'Our Industry Follows Poverty': Success Threatens A T-Shirt Business


#1

npr.org/blogs/money/2013/12/04/247360787/our-industry-follows-poverty-success-threatens-a-t-shirt-business


#2

From the story:

"There is a saying that is going to sound horrible," Crystal's CEO, Luis Restrepo, told me. "Our industry follows poverty." It's an industry "on roller skates," he said, rolling from Latin America to China, to Bangladesh — wherever costs are lowest.


#3

i guess one can't let too much trickle down :rolleyes:


#4

I hope they consider Hati next; the people there are quite desperate for work.


#5

The flip side of this is that, as all that money we’ve poured into economic development worldwide generates a more highly-skilled workforce to follow it and we increase wealth, we also increase costs. It’s not that the t-shirt will cease to exist, but the t-shirt as a throw-away item will go away altogether.

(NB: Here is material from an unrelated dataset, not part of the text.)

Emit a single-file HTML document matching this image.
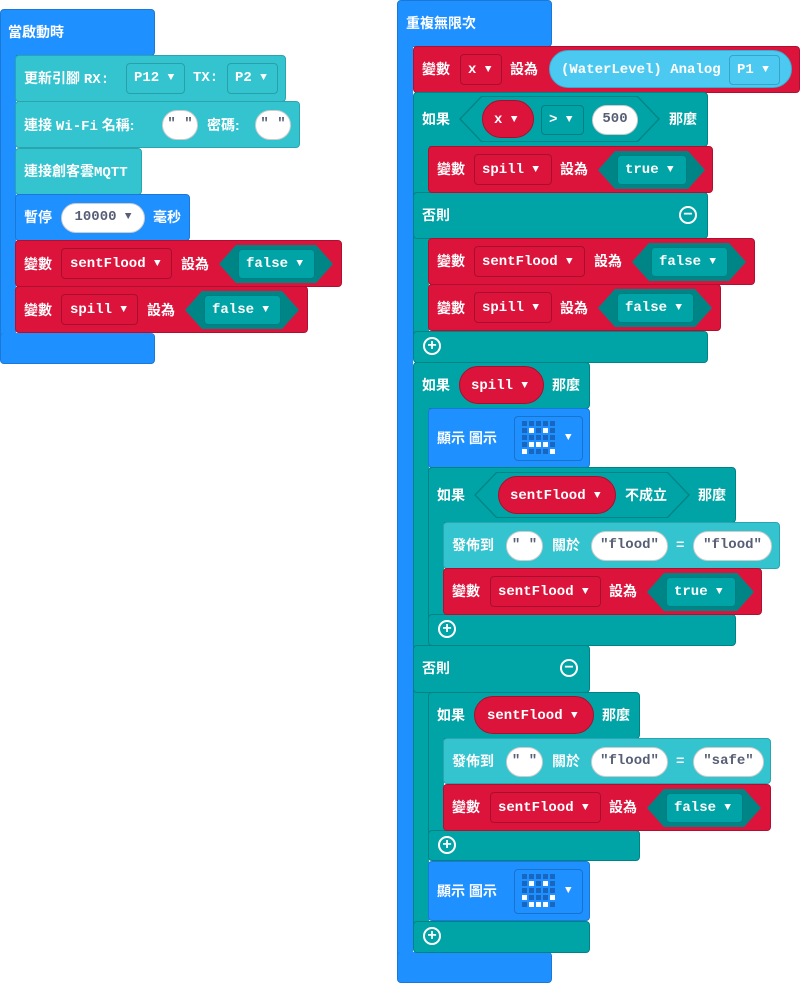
<!DOCTYPE html>
<html><head><meta charset="utf-8"><style>
body{margin:0;width:800px;height:983px;background:#fff;position:relative;overflow:hidden}
.b{position:absolute;box-sizing:border-box;border-radius:4px}
.arm{border-top:none!important;border-bottom:none!important;border-right:none!important;border-radius:0!important}
.t{position:absolute;color:#fff;font:bold 14px/20px "Liberation Sans","Noto Sans CJK TC",sans-serif;white-space:nowrap}
.m{position:absolute;color:#fff;font:bold 14px/20px "Liberation Mono",monospace;white-space:nowrap}
.blue{background:#1e90ff;border:1px solid #1a78d6}
.red{background:#dc143c;border:1px solid #b01030}
.teal{background:#00a4a6;border:1px solid #008385}
.cyan{background:#33c4d0;border:1px solid #2aa5b0}
.ri{position:absolute;box-sizing:border-box;border:1px solid #a80f2e;border-radius:4px;background:#dc143c}
.ti{position:absolute;box-sizing:border-box;border:1px solid #007f81;border-radius:4px;background:#00a4a6}
.ci{position:absolute;box-sizing:border-box;border:1px solid #27a0aa;border-radius:4px;background:#33c4d0}
.bi{position:absolute;box-sizing:border-box;border:1px solid #1873cc;border-radius:4px;background:#1e90ff}
.ov{position:absolute;box-sizing:border-box;background:#fff;border:1px solid #ccc;border-radius:16px;color:#575e75;font:bold 14px/26px "Liberation Mono",monospace;text-align:center;white-space:nowrap}
.hex{position:absolute;background:#008587}
.hex2{position:absolute;background:#00a4a6}
.pill{position:absolute;box-sizing:border-box;background:#dc143c;border:1px solid #a80f2e;border-radius:20px}
.tri{font-size:11px;vertical-align:1px}
.pl{position:absolute;width:14px;height:14px;border:2px solid #fff;border-radius:50%;color:#fff;font:bold 16px/14px "Liberation Sans",sans-serif;text-align:center}
.g{position:absolute;display:grid;grid-template-columns:repeat(5,5px);gap:2px}
.g i{width:5px;height:5px;background:#1866c0;display:block}
.g i.w{background:#fff}
</style></head><body>

<!-- LEFT STACK -->
<div class="b blue" style="left:0;top:9px;width:155px;height:47px"></div>
<div class="b blue arm" style="left:0;top:50px;width:16px;height:290px"></div>
<div class="b blue" style="left:0;top:333px;width:155px;height:31px;border-top:none"></div>
<div class="t" style="left:8px;top:22px">當啟動時</div>

<div class="b cyan" style="left:15px;top:55px;width:271px;height:47px"></div>
<div class="t" style="left:24px;top:68px">更新引腳 <span style="font-family:'Liberation Mono',monospace">RX:</span></div>
<div class="ci" style="left:126px;top:63px;width:59px;height:31px"></div>
<div class="m" style="left:134px;top:68px">P12 <span class="tri">▼</span></div>
<div class="m" style="left:193px;top:68px">TX:</div>
<div class="ci" style="left:227px;top:63px;width:51px;height:31px"></div>
<div class="m" style="left:235px;top:68px">P2 <span class="tri">▼</span></div>

<div class="b cyan" style="left:15px;top:101px;width:285px;height:47px"></div>
<div class="t" style="left:24px;top:115px">連接 <span style="font-family:'Liberation Mono',monospace">Wi-Fi</span> 名稱:</div>
<div class="ov" style="left:162px;top:110px;width:36px;height:30px">" "</div>
<div class="t" style="left:207px;top:115px">密碼:</div>
<div class="ov" style="left:255px;top:110px;width:36px;height:30px">" "</div>

<div class="b cyan" style="left:15px;top:148px;width:127px;height:47px"></div>
<div class="t" style="left:24px;top:161px">連接創客雲<span style="font-family:'Liberation Mono',monospace">MQTT</span></div>

<div class="b blue" style="left:15px;top:194px;width:175px;height:47px"></div>
<div class="t" style="left:24px;top:207px">暫停</div>
<div class="ov" style="left:61px;top:203px;width:84px;height:30px;border-radius:15px">10000 <span class="tri">▼</span></div>
<div class="t" style="left:153px;top:207px">毫秒</div>

<div class="b red" style="left:15px;top:240px;width:327px;height:47px"></div>
<div class="t" style="left:24px;top:254px">變數</div>
<div class="ri" style="left:61px;top:248px;width:111px;height:31px"></div>
<div class="m" style="left:70px;top:254px">sentFlood <span class="tri">▼</span></div>
<div class="t" style="left:181px;top:254px">設為</div>
<div class="hex" style="left:219px;top:245px;width:114px;height:38px;clip-path:polygon(17px 0,97px 0,100% 50%,97px 100%,17px 100%,0 50%)"></div>
<div class="ti" style="left:238px;top:249px;width:77px;height:30px"></div>
<div class="m" style="left:246px;top:254px">false <span class="tri">▼</span></div>

<div class="b red" style="left:15px;top:286px;width:293px;height:47px"></div>
<div class="t" style="left:24px;top:300px">變數</div>
<div class="ri" style="left:61px;top:294px;width:77px;height:31px"></div>
<div class="m" style="left:70px;top:300px">spill <span class="tri">▼</span></div>
<div class="t" style="left:147px;top:300px">設為</div>
<div class="hex" style="left:185px;top:291px;width:114px;height:38px;clip-path:polygon(17px 0,97px 0,100% 50%,97px 100%,17px 100%,0 50%)"></div>
<div class="ti" style="left:204px;top:295px;width:77px;height:30px"></div>
<div class="m" style="left:212px;top:300px">false <span class="tri">▼</span></div>

<!-- RIGHT STACK: forever -->
<div class="b blue" style="left:397px;top:0;width:155px;height:47px"></div>
<div class="b blue arm" style="left:397px;top:40px;width:16px;height:920px"></div>
<div class="b blue" style="left:397px;top:952px;width:155px;height:31px;border-top:none"></div>
<div class="t" style="left:406px;top:13px">重複無限次</div>

<!-- set x -->
<div class="b red" style="left:413px;top:46px;width:387px;height:47px"></div>
<div class="t" style="left:422px;top:59px">變數</div>
<div class="ri" style="left:460px;top:54px;width:42px;height:31px"></div>
<div class="m" style="left:468px;top:60px">x <span class="tri">▼</span></div>
<div class="t" style="left:510px;top:59px">設為</div>
<div class="b" style="left:549px;top:50px;width:243px;height:38px;background:#4cc9f0;border:1px solid #3aaad0;border-radius:19px"></div>
<div class="m" style="left:561px;top:60px">(WaterLevel) Analog</div>
<div class="b" style="left:729px;top:55px;width:51px;height:30px;background:#4cc9f0;border:1px solid #36a3c8"></div>
<div class="m" style="left:737px;top:60px">P1 <span class="tri">▼</span></div>

<!-- if x > 500 -->
<div class="b teal" style="left:413px;top:92px;width:295px;height:55px"></div>
<div class="b teal arm" style="left:413px;top:140px;width:16px;height:200px"></div>
<div class="b teal" style="left:413px;top:192px;width:295px;height:47px"></div>
<div class="b teal" style="left:413px;top:331px;width:295px;height:32px"></div>
<div class="t" style="left:422px;top:109px">如果</div>
<div class="hex" style="left:459px;top:96px;width:201px;height:46px;clip-path:polygon(22px 0,179px 0,100% 50%,179px 100%,22px 100%,0 50%)"></div>
<div class="hex2" style="left:461px;top:97px;width:197px;height:44px;clip-path:polygon(21px 0,176px 0,100% 50%,176px 100%,21px 100%,0 50%)"></div>
<div class="pill" style="left:482px;top:100px;width:52px;height:38px"></div>
<div class="m" style="left:494px;top:110px">x <span class="tri">▼</span></div>
<div class="ti" style="left:541px;top:105px;width:43px;height:30px"></div>
<div class="m" style="left:549px;top:110px">&gt; <span class="tri">▼</span></div>
<div class="ov" style="left:592px;top:105px;width:46px;height:30px;border-radius:15px">500</div>
<div class="t" style="left:669px;top:109px">那麼</div>

<div class="b red" style="left:428px;top:146px;width:285px;height:47px"></div>
<div class="t" style="left:437px;top:159px">變數</div>
<div class="ri" style="left:474px;top:154px;width:78px;height:31px"></div>
<div class="m" style="left:482px;top:160px">spill <span class="tri">▼</span></div>
<div class="t" style="left:560px;top:159px">設為</div>
<div class="hex" style="left:598px;top:151px;width:107px;height:38px;clip-path:polygon(17px 0,90px 0,100% 50%,90px 100%,17px 100%,0 50%)"></div>
<div class="ti" style="left:617px;top:155px;width:70px;height:30px"></div>
<div class="m" style="left:625px;top:160px">true <span class="tri">▼</span></div>

<div class="t" style="left:422px;top:205px">否則</div>
<div class="pl" style="left:679px;top:206px">−</div>

<div class="b red" style="left:428px;top:238px;width:327px;height:47px"></div>
<div class="t" style="left:437px;top:251px">變數</div>
<div class="ri" style="left:474px;top:246px;width:111px;height:31px"></div>
<div class="m" style="left:482px;top:252px">sentFlood <span class="tri">▼</span></div>
<div class="t" style="left:594px;top:251px">設為</div>
<div class="hex" style="left:632px;top:243px;width:114px;height:38px;clip-path:polygon(17px 0,97px 0,100% 50%,97px 100%,17px 100%,0 50%)"></div>
<div class="ti" style="left:651px;top:247px;width:77px;height:30px"></div>
<div class="m" style="left:659px;top:252px">false <span class="tri">▼</span></div>

<div class="b red" style="left:428px;top:284px;width:293px;height:47px"></div>
<div class="t" style="left:437px;top:298px">變數</div>
<div class="ri" style="left:474px;top:292px;width:78px;height:31px"></div>
<div class="m" style="left:482px;top:298px">spill <span class="tri">▼</span></div>
<div class="t" style="left:560px;top:298px">設為</div>
<div class="hex" style="left:598px;top:289px;width:114px;height:38px;clip-path:polygon(17px 0,97px 0,100% 50%,97px 100%,17px 100%,0 50%)"></div>
<div class="ti" style="left:617px;top:293px;width:77px;height:30px"></div>
<div class="m" style="left:625px;top:298px">false <span class="tri">▼</span></div>
<div class="pl" style="left:423px;top:337px">+</div>

<!-- if spill -->
<div class="b teal" style="left:413px;top:362px;width:177px;height:47px"></div>
<div class="b teal arm" style="left:413px;top:400px;width:16px;height:540px"></div>
<div class="b teal" style="left:413px;top:645px;width:177px;height:48px"></div>
<div class="b teal" style="left:413px;top:921px;width:177px;height:32px"></div>
<div class="t" style="left:422px;top:375px">如果</div>
<div class="pill" style="left:459px;top:366px;width:85px;height:38px"></div>
<div class="m" style="left:471px;top:376px">spill <span class="tri">▼</span></div>
<div class="t" style="left:552px;top:375px">那麼</div>

<div class="b blue" style="left:428px;top:408px;width:162px;height:60px"></div>
<div class="t" style="left:437px;top:428px">顯示 圖示</div>
<div class="bi" style="left:514px;top:416px;width:69px;height:45px"></div>
<div class="g" style="left:522px;top:421px"><i></i><i></i><i></i><i></i><i></i><i></i><i class="w"></i><i></i><i class="w"></i><i></i><i></i><i></i><i></i><i></i><i></i><i></i><i class="w"></i><i class="w"></i><i class="w"></i><i></i><i class="w"></i><i></i><i></i><i></i><i class="w"></i></div>
<div class="m" style="left:565px;top:428px"><span class="tri">▼</span></div>

<!-- if not sentFlood -->
<div class="b teal" style="left:428px;top:467px;width:308px;height:56px"></div>
<div class="b teal arm" style="left:428px;top:515px;width:16px;height:110px"></div>
<div class="b teal" style="left:428px;top:614px;width:308px;height:32px"></div>
<div class="t" style="left:437px;top:485px">如果</div>
<div class="hex" style="left:474px;top:472px;width:216px;height:46px;clip-path:polygon(22px 0,194px 0,100% 50%,194px 100%,22px 100%,0 50%)"></div>
<div class="hex2" style="left:476px;top:473px;width:212px;height:44px;clip-path:polygon(21px 0,191px 0,100% 50%,191px 100%,21px 100%,0 50%)"></div>
<div class="pill" style="left:498px;top:476px;width:118px;height:38px"></div>
<div class="m" style="left:510px;top:486px">sentFlood <span class="tri">▼</span></div>
<div class="t" style="left:625px;top:485px">不成立</div>
<div class="t" style="left:698px;top:485px">那麼</div>

<div class="b cyan" style="left:443px;top:522px;width:337px;height:47px"></div>
<div class="t" style="left:452px;top:535px">發佈到</div>
<div class="ov" style="left:506px;top:531px;width:37px;height:30px">" "</div>
<div class="t" style="left:552px;top:535px">關於</div>
<div class="ov" style="left:591px;top:531px;width:77px;height:30px">"flood"</div>
<div class="m" style="left:676px;top:536px">=</div>
<div class="ov" style="left:693px;top:531px;width:79px;height:30px">"flood"</div>

<div class="b red" style="left:443px;top:568px;width:319px;height:47px"></div>
<div class="t" style="left:452px;top:581px">變數</div>
<div class="ri" style="left:490px;top:576px;width:111px;height:31px"></div>
<div class="m" style="left:498px;top:582px">sentFlood <span class="tri">▼</span></div>
<div class="t" style="left:609px;top:581px">設為</div>
<div class="hex" style="left:647px;top:573px;width:107px;height:38px;clip-path:polygon(17px 0,90px 0,100% 50%,90px 100%,17px 100%,0 50%)"></div>
<div class="ti" style="left:666px;top:577px;width:70px;height:30px"></div>
<div class="m" style="left:674px;top:582px">true <span class="tri">▼</span></div>
<div class="pl" style="left:438px;top:620px">+</div>

<div class="t" style="left:422px;top:658px">否則</div>
<div class="pl" style="left:560px;top:659px">−</div>

<!-- if sentFlood -->
<div class="b teal" style="left:428px;top:692px;width:212px;height:47px"></div>
<div class="b teal arm" style="left:428px;top:730px;width:16px;height:110px"></div>
<div class="b teal" style="left:428px;top:830px;width:212px;height:31px"></div>
<div class="t" style="left:437px;top:705px">如果</div>
<div class="pill" style="left:474px;top:696px;width:120px;height:38px"></div>
<div class="m" style="left:487px;top:706px">sentFlood <span class="tri">▼</span></div>
<div class="t" style="left:602px;top:705px">那麼</div>

<div class="b cyan" style="left:443px;top:738px;width:328px;height:46px"></div>
<div class="t" style="left:452px;top:751px">發佈到</div>
<div class="ov" style="left:506px;top:747px;width:37px;height:30px">" "</div>
<div class="t" style="left:552px;top:751px">關於</div>
<div class="ov" style="left:591px;top:747px;width:77px;height:30px">"flood"</div>
<div class="m" style="left:676px;top:752px">=</div>
<div class="ov" style="left:693px;top:747px;width:71px;height:30px">"safe"</div>

<div class="b red" style="left:443px;top:784px;width:328px;height:47px"></div>
<div class="t" style="left:452px;top:797px">變數</div>
<div class="ri" style="left:490px;top:792px;width:111px;height:31px"></div>
<div class="m" style="left:498px;top:798px">sentFlood <span class="tri">▼</span></div>
<div class="t" style="left:609px;top:797px">設為</div>
<div class="hex" style="left:647px;top:789px;width:114px;height:38px;clip-path:polygon(17px 0,97px 0,100% 50%,97px 100%,17px 100%,0 50%)"></div>
<div class="ti" style="left:666px;top:793px;width:77px;height:30px"></div>
<div class="m" style="left:674px;top:798px">false <span class="tri">▼</span></div>
<div class="pl" style="left:438px;top:836px">+</div>

<div class="b blue" style="left:428px;top:861px;width:162px;height:60px"></div>
<div class="t" style="left:437px;top:881px">顯示 圖示</div>
<div class="bi" style="left:514px;top:869px;width:69px;height:45px"></div>
<div class="g" style="left:522px;top:874px"><i></i><i></i><i></i><i></i><i></i><i></i><i class="w"></i><i></i><i class="w"></i><i></i><i></i><i></i><i></i><i></i><i></i><i class="w"></i><i></i><i></i><i></i><i class="w"></i><i></i><i class="w"></i><i class="w"></i><i class="w"></i><i></i></div>
<div class="m" style="left:565px;top:881px"><span class="tri">▼</span></div>
<div class="pl" style="left:423px;top:927px">+</div>

</body></html>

The flip side of this business is companies like American Apparel who source in the US, treat their workers well (at least relatively) and produce a higher-quality product for a different market. There is a difference between a $20 t-shirt that feels as comfy as your bedsheets and lasts five years or weekly wear, and a $5 t-shirt that starts like roughspun cotton and ends up 2 years later as a rag for checking your oil. The failure of the internationally-cheap t-shirt, subsidized by the poor whose local wages haven’t started to rise, enables a better industry to emerge in the US.